# TO BE DONE
Start at the line holding "Emit a Python", stop at the line holding "idx = list(range(len(years)))", and repeat those lines exactly, both ends included; skip the pictures.
::: RAW RECORDS
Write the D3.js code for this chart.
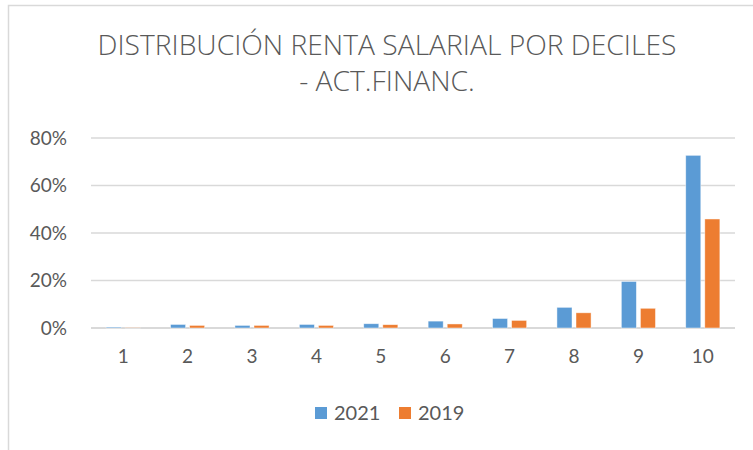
<!DOCTYPE html>
<html>
<head>
<meta charset="utf-8">
<script src="https://cdn.jsdelivr.net/npm/d3@7"></script>
<style>
  body { margin: 0; background: #fff; }
  svg { display: block; }
</style>
</head>
<body>
<script>
var width = 753, height = 450;

// data
var deciles = ["1", "2", "3", "4", "5", "6", "7", "8", "9", "10"];
var series = ["2021", "2019"];
var values2021 = [0.004, 0.015, 0.011, 0.015, 0.018, 0.029, 0.040, 0.087, 0.196, 0.727];
var values2019 = [0.001, 0.011, 0.011, 0.011, 0.014, 0.017, 0.032, 0.064, 0.083, 0.459];
var yTicks = [0, 0.2, 0.4, 0.6, 0.8];
var titleLines = ["DISTRIBUCIÓN RENTA SALARIAL POR DECILES", "- ACT.FINANC."];

var colors = {"2021": "#5b9bd5", "2019": "#ed7d31"};
var textColor = "#595959", gridColor = "#d9d9d9";
var font = "Lato, 'Open Sans', sans-serif";

var svg = d3.select("body").append("svg")
  .attr("width", width)
  .attr("height", height);

// chart frame (only top/left edges are visible)
svg.append("rect")
  .attr("x", 8.5).attr("y", 5.5)
  .attr("width", 800).attr("height", 500)
  .attr("fill", "none")
  .attr("stroke", gridColor)
  .attr("stroke-width", 1.5);

/*
* Title
*/
var title = svg.append("g");
title.selectAll("text")
  .data(titleLines)
  .enter().append("text")
  .attr("x", 387)
  .attr("y", function(d, i) { return 55 + i * 36; })
  .attr("text-anchor", "middle")
  .attr("font-family", "'Open Sans', sans-serif")
  .attr("font-weight", 300)
  .attr("font-size", 25)
  .attr("fill", textColor)
  .text(function(d) { return d; });

// scale title so the first line matches the reference width
var firstLine = title.select("text").node();
var w = firstLine.getComputedTextLength();
var fs = 25 * 579 / w;
title.selectAll("text").attr("font-size", fs);

/*
* Scales
*/
var x = d3.scaleBand()
  .domain(deciles)
  .range([91, 735])
  .paddingInner(0.47)
  .paddingOuter(0.235);

var xInner = d3.scaleBand()
  .domain(series)
  .range([0, x.bandwidth()])
  .paddingInner(0.21);

var y = d3.scaleLinear()
  .domain([0, 0.8])
  .range([328, 138]);

/*
* Grid + axes
*/
var grid = svg.append("g");
grid.selectAll("line")
  .data(yTicks)
  .enter().append("line")
  .attr("x1", 91).attr("x2", 735)
  .attr("y1", function(d) { return y(d); })
  .attr("y2", function(d) { return y(d); })
  .attr("stroke", gridColor)
  .attr("stroke-width", function(d) { return d === 0 ? 2 : 1.5; });

var yAxis = svg.append("g")
  .attr("transform", "translate(67,0)")
  .call(d3.axisLeft(y).tickValues(yTicks).tickFormat(d3.format(".0%")).tickSize(0).tickPadding(0));
yAxis.select(".domain").remove();
yAxis.selectAll("text")
  .attr("font-family", font)
  .attr("font-size", 19)
  .attr("fill", textColor);

var xAxis = svg.append("g")
  .attr("transform", "translate(0,328)")
  .call(d3.axisBottom(x).tickSize(0).tickPadding(22));
xAxis.select(".domain").remove();
xAxis.selectAll("text")
  .attr("font-family", font)
  .attr("font-size", 19)
  .attr("fill", textColor);

/*
* Bars
*/
var rows = deciles.map(function(d, i) {
  return {decile: d, "2021": values2021[i], "2019": values2019[i]};
});

var groups = svg.append("g").selectAll("g")
  .data(rows)
  .enter().append("g")
  .attr("transform", function(d) { return "translate(" + x(d.decile) + ",0)"; });

groups.selectAll("rect")
  .data(function(d) { return series.map(function(s) { return {key: s, value: d[s]}; }); })
  .enter().append("rect")
  .attr("x", function(d) { return xInner(d.key); })
  .attr("y", function(d) { return y(d.value); })
  .attr("width", xInner.bandwidth())
  .attr("height", function(d) { return y(0) - y(d.value); })
  .attr("fill", function(d) { return colors[d.key]; })
  .attr("stroke", "#fff")
  .attr("stroke-opacity", 0.6)
  .attr("stroke-width", 0.75);

/*
* Legend
*/
var legendX = [315, 399];
var legend = svg.append("g").selectAll("g")
  .data(series)
  .enter().append("g")
  .attr("transform", function(d, i) { return "translate(" + legendX[i] + ",407)"; });

legend.append("rect")
  .attr("width", 12).attr("height", 12)
  .attr("fill", function(d) { return colors[d]; });

legend.append("text")
  .attr("x", 19)
  .attr("y", 13)
  .attr("font-family", font)
  .attr("font-size", 20)
  .attr("fill", textColor)
  .text(function(d) { return d; });
</script>
</body>
</html>
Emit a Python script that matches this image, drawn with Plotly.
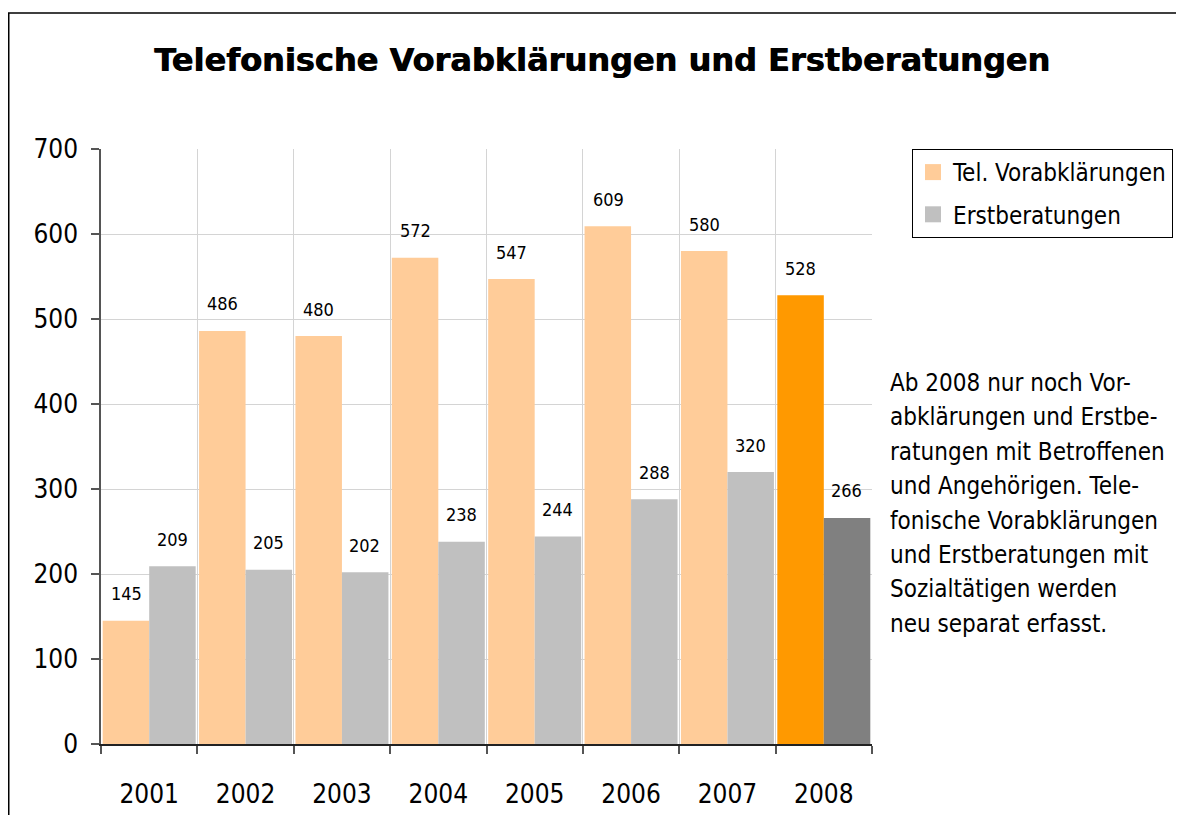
import plotly.graph_objects as go

years = ["2001", "2002", "2003", "2004", "2005", "2006", "2007", "2008"]
tel_vorab = [145, 486, 480, 572, 547, 609, 580, 528]
erstberat = [209, 205, 202, 238, 244, 288, 320, 266]
y_ticks = [0, 100, 200, 300, 400, 500, 600, 700]
note_lines = [
    "Ab 2008 nur noch Vor-",
    "abklärungen und Erstbe-",
    "ratungen mit Betroffenen",
    "und Angehörigen. Tele-",
    "fonische Vorabklärungen",
    "und Erstberatungen mit",
    "Sozialtätigen werden",
    "neu separat erfasst.",
]

tel_colors = ["#FFCC99"] * 7 + ["#FF9900"]
erst_colors = ["#C0C0C0"] * 7 + ["#808080"]

FONT = "DejaVu Sans Condensed, Liberation Sans Narrow, Arial Narrow, sans-serif"
# page has an 8px body margin; figure sized to fit the 1184x823 window
W, H = 1168, 807
ML, MR, MT, MB = 93, 304, 141, 71
PW = W - ML - MR
PH = H - MT - MB

idx = list(range(len(years)))

fig = go.Figure()
fig.add_trace(go.Bar(x=idx, y=tel_vorab, name="Tel. Vorabklärungen",
                     marker=dict(color=tel_colors, line=dict(width=0)), showlegend=False))
fig.add_trace(go.Bar(x=idx, y=erstberat, name="Erstberatungen",
                     marker=dict(color=erst_colors, line=dict(width=0)), showlegend=False))
# legend entries
fig.add_trace(go.Scatter(x=[None], y=[None], mode="markers", name="Tel. Vorabklärungen",
                         legendgroup="a",
                         marker=dict(symbol="square", size=16, color="#FFCC99")))
fig.add_trace(go.Scatter(x=[None], y=[None], mode="markers", name="Erstberatungen",
                         legendgroup="b",
                         marker=dict(symbol="square", size=16, color="#C0C0C0")))
# invisible trace on xaxis2 to hold category labels
fig.add_trace(go.Scatter(x=[None], y=[None], xaxis="x2", showlegend=False, hoverinfo="skip"))

annotations = []
for i in idx:
    annotations.append(dict(x=i, y=tel_vorab[i], xref="x", yref="y", text=str(tel_vorab[i]),
                            showarrow=False, xshift=-23, yshift=27, yanchor="middle",
                            font=dict(family=FONT, size=18, color="#000")))
    annotations.append(dict(x=i, y=erstberat[i], xref="x", yref="y", text=str(erstberat[i]),
                            showarrow=False, xshift=23, yshift=27, yanchor="middle",
                            font=dict(family=FONT, size=18, color="#000")))

for k, line in enumerate(note_lines):
    yc = 375 + k * 34.4
    annotations.append(dict(x=(880 - ML) / PW, y=(H - MB - yc) / PH, xref="paper", yref="paper",
                            text=line, showarrow=False, xanchor="left", yanchor="middle",
                            align="left",
                            font=dict(family=FONT, size=24, color="#000")))

shapes = [dict(type="rect", xref="paper", yref="paper",
               x0=(0.75 - ML) / PW, x1=(W + 20 - ML) / PW,
               y0=(H - MB - (H + 20)) / PH, y1=(H - MB - 5) / PH,
               line=dict(color="#000", width=1.5), fillcolor="rgba(0,0,0,0)", layer="below")]

boundaries = [i - 0.5 for i in range(len(years) + 1)]

fig.update_layout(
    width=W, height=H,
    margin=dict(l=ML, r=MR, t=MT, b=MB, autoexpand=False),
    paper_bgcolor="white", plot_bgcolor="white",
    barmode="group", bargap=0.035, bargroupgap=0,
    title=dict(text="<b>Telefonische Vorabklärungen und Erstberatungen</b>",
               x=594 / W, xref="container", xanchor="center",
               y=1 - 52 / H, yref="container", yanchor="middle",
               font=dict(family="DejaVu Sans", size=32, color="#000",
                         shadow="0.8px 0px 0px #000")),
    xaxis=dict(range=[-0.5, 7.5], tickvals=boundaries, ticktext=[""] * len(boundaries),
               showgrid=True, gridcolor="#D4D4D4", gridwidth=1,
               ticks="outside", ticklen=8, tickcolor="#555", tickwidth=1.5,
               showline=True, linecolor="#222", linewidth=1.5, zeroline=False,
               fixedrange=True),
    xaxis2=dict(range=[-0.5, 7.5], overlaying="x", anchor="y", side="bottom",
                tickvals=idx, ticktext=years, ticks="", showgrid=False, showline=False,
                zeroline=False, ticklabelstandoff=32,
                tickfont=dict(family=FONT, size=26, color="#000")),
    yaxis=dict(range=[0, 700], tickvals=y_ticks, showgrid=True, gridcolor="#D4D4D4", gridwidth=1,
               ticks="outside", ticklen=8, tickcolor="#555", tickwidth=1.5,
               showline=True, linecolor="#555", linewidth=1.5, zeroline=False,
               ticklabelstandoff=8,
               tickfont=dict(family=FONT, size=26, color="#000")),
    legend=dict(x=(904 - ML) / PW, y=1, xref="paper", yref="paper", xanchor="left", yanchor="top",
                bordercolor="#000", borderwidth=1, bgcolor="white",
                font=dict(family=FONT, size=24, color="#000"), tracegroupgap=8,
                itemwidth=30),
    annotations=annotations,
    shapes=shapes,
)

fig.write_html("out.html")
::::::
# SOLUTION
Emit a Python script that matches this image, drawn with Plotly.
import plotly.graph_objects as go

years = ["2001", "2002", "2003", "2004", "2005", "2006", "2007", "2008"]
tel_vorab = [145, 486, 480, 572, 547, 609, 580, 528]
erstberat = [209, 205, 202, 238, 244, 288, 320, 266]
y_ticks = [0, 100, 200, 300, 400, 500, 600, 700]
note_lines = [
    "Ab 2008 nur noch Vor-",
    "abklärungen und Erstbe-",
    "ratungen mit Betroffenen",
    "und Angehörigen. Tele-",
    "fonische Vorabklärungen",
    "und Erstberatungen mit",
    "Sozialtätigen werden",
    "neu separat erfasst.",
]

tel_colors = ["#FFCC99"] * 7 + ["#FF9900"]
erst_colors = ["#C0C0C0"] * 7 + ["#808080"]

FONT = "DejaVu Sans Condensed, Liberation Sans Narrow, Arial Narrow, sans-serif"
# page has an 8px body margin; figure sized to fit the 1184x823 window
W, H = 1168, 807
ML, MR, MT, MB = 93, 304, 141, 71
PW = W - ML - MR
PH = H - MT - MB

idx = list(range(len(years)))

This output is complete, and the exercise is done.